Waxworks under the hammer: Madame Tussauds site up for sale

First time the building has come to the market as a single investment opportunity

The site of one of London’s most famous attractions, the waxworks Madame Tussauds, is up for sale.

It is among London’s top ten tourist attractions by visitor numbers, and it has remained in the same iconic premises on Marylebone road since 1884.

But now, the site of Madame Tussauds is set to go on the market.

The appetite for commercial property in London has remained strong, and property tycoon Nick Leslau has instructed agent CBRE to market the premises, the FT reports.

The price? £300m.

But the attraction itself isn’t under threat. The firm which runs Madame Tussauds, the FTSE 200 company Merlin Entertainment, has a 27-year lease on the property, and will continue to pay its rent of £15.5m a year.

Madame Tussauds was in the news earlier this week, after announcing a major new Star Wars exhibition. The show, which will open in May offers visitors the chance to “take selfies”, with Yoda, Han Solo, Chewbacca and all the rest of the intergalactic gang.
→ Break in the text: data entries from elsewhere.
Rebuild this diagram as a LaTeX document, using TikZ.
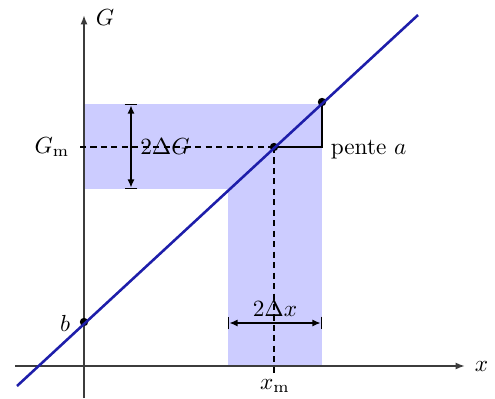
\documentclass[tikz,border=0pt]{standalone}
\usetikzlibrary{arrows.meta}
\definecolor{zonecol}{RGB}{204,204,255}
\definecolor{linec}{RGB}{30,30,170}
\definecolor{axisc}{RGB}{60,60,60}
\begin{document}
\begin{tikzpicture}[x=0.43pt,y=-0.43pt,
  axis/.style={draw=axisc,line width=0.75pt,-{Latex[length=4pt,width=3pt]}},
  dot/.style={circle,fill=black,inner sep=0pt,minimum size=3.6pt},
  dash line/.style={dash pattern=on 2.6pt off 1.9pt,line width=0.6pt},
  dim/.style={|<->|,>={Latex[length=3.5pt,width=3pt]},line width=0.6pt},
  lab/.style={inner sep=1pt}]
\useasboundingbox (0,0) rectangle (495,398);
% shaded zones
\fill[zonecol] (84,104) rectangle (322,189);
\fill[zonecol] (228,189) rectangle (322,366);
% axes
\coordinate (xs) at (15,366);
\coordinate (xe) at (465,366);
\coordinate (ys) at (84,398);
\coordinate (ye) at (84,15);
\draw[axis] (xs) -- (xe);
\draw[axis] (ys) -- (ye);
\node[lab,anchor=west] (Glab) at (93,18) {$G$};
\node[lab,anchor=west] (xlab) at (472,366) {$x$};
% points
\node[dot] (B) at (84,322) {};
\node[dot] (M) at (274,147) {};
\node[dot] (P) at (322,102) {};
\coordinate (L0) at (17,386);
\coordinate (L1) at (418,15);
\coordinate (C) at (322,147);
\coordinate (Dl) at (80,147);
\coordinate (Db) at (274,373);
% dashed lines
\draw[dash line] (Dl) -- (M.center);
\draw[dash line] (M.center) -- (Db);
% slope triangle
\draw[line width=0.7pt] (M.center) -- (C) -- (P.center);
% regression line
\draw[linec,line width=1.1pt] (L0) -- (L1);
% dimension arrows
\coordinate (g1) at (131,104);
\coordinate (g2) at (131,189);
\draw[dim] (g1) -- (g2);
\node[lab] (dG) at (165,147) {$2\Delta G$};
\coordinate (x1) at (228,323);
\coordinate (x2) at (322,323);
\draw[dim] (x1) -- (x2);
\node[lab] (dx) at (275,309) {$2\Delta x$};
% labels
\node[lab] (Gm) at (52,147) {$G_{\mathrm{m}}$};
\node[lab] (blab) at (65,323) {$b$};
\node[lab] (xm) at (275,386) {$x_{\mathrm{m}}$};
\node[lab,anchor=west] (pente) at (328,150) {pente $a$};
\end{tikzpicture}
\end{document}
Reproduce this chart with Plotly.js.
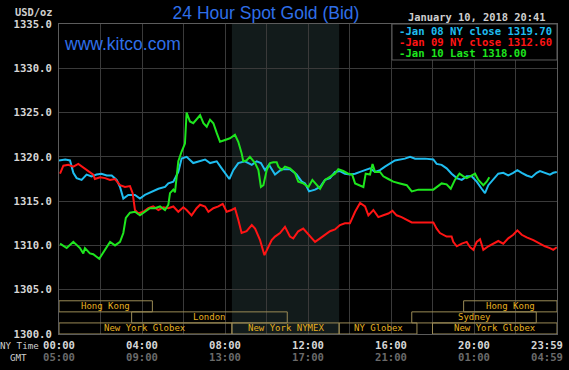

Merlin’s strength is expected to attract top flight property investors looking to get a slice of London’s booming commercial property market.

The site is currently owned by the Secure Income Reit, of which Leslau’s firm, Prestbury Investment Holdings, is the manager and also owns roughly a quarter of its shares, according to the FT.

Who was Madame Tussaud?

Marie Tussaud was a French wax sculptor who became closely involved with the French Revolution. During protests in the lead up to the attack on the Bastille, Tussaud helped make wax heads of several important French people, which were carried on spikes through the streets of Paris by revolutionaries.

Madame Tussaud age 42

Tussaud was subsequently arrested and had her head shaved in preparation for the guillotine. At the last minute, an influential friend prevented her death. Instead she became employed making death masks of other victims of the guillotine, including Louis XVI, Marie Antoinette and Robespierre. These masks fuelled the revolutionary fervour even further.

After the revolution, Tussaud moved with her family to London. Unable to move back to France, she founded her first waxwork museum in Baker Street in 1838. She died in 1850.